What are the twelve houses in astrology?

The twelve houses are divisions of the natal chart, each corresponding to a specific domain of lived experience: identity, resources, communication, home, creativity, health, partnership, transformation, philosophy, career, community, and the unconscious. Planets and signs placed in each house color how those life areas unfold.

Do I need a birth time to know my houses?

Yes. House calculations require an accurate birth time. Without a birth time, astrologers can still work with planetary signs and aspects but cannot determine house placements with confidence.
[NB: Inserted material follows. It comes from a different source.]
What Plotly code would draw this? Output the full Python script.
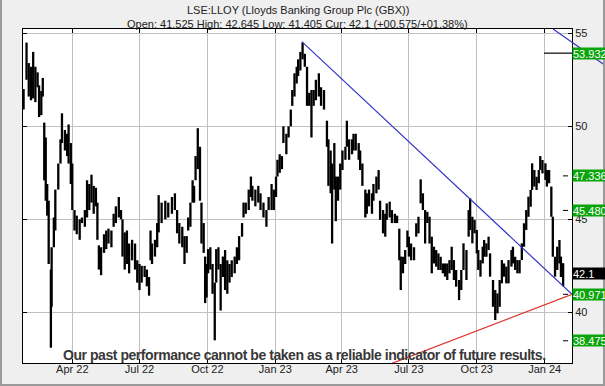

Even a birth time that is off by four minutes can shift a house cusp by one degree.

What is a house cusp?

A house cusp is the degree of the zodiac that marks the beginning of a house. The most significant cusps are the first house cusp, the ascendant; the fourth house cusp, the IC or Imum Coeli; the seventh house cusp, the descendant; and the tenth house cusp, the MC or Midheaven.

What happens if a house has no planets in it?

Empty houses are common and do not indicate the absence of activity in that life area. The sign on the house cusp and the planet that rules that sign, called the house ruler, describe how the energy of that house operates, even without a planet resident in it.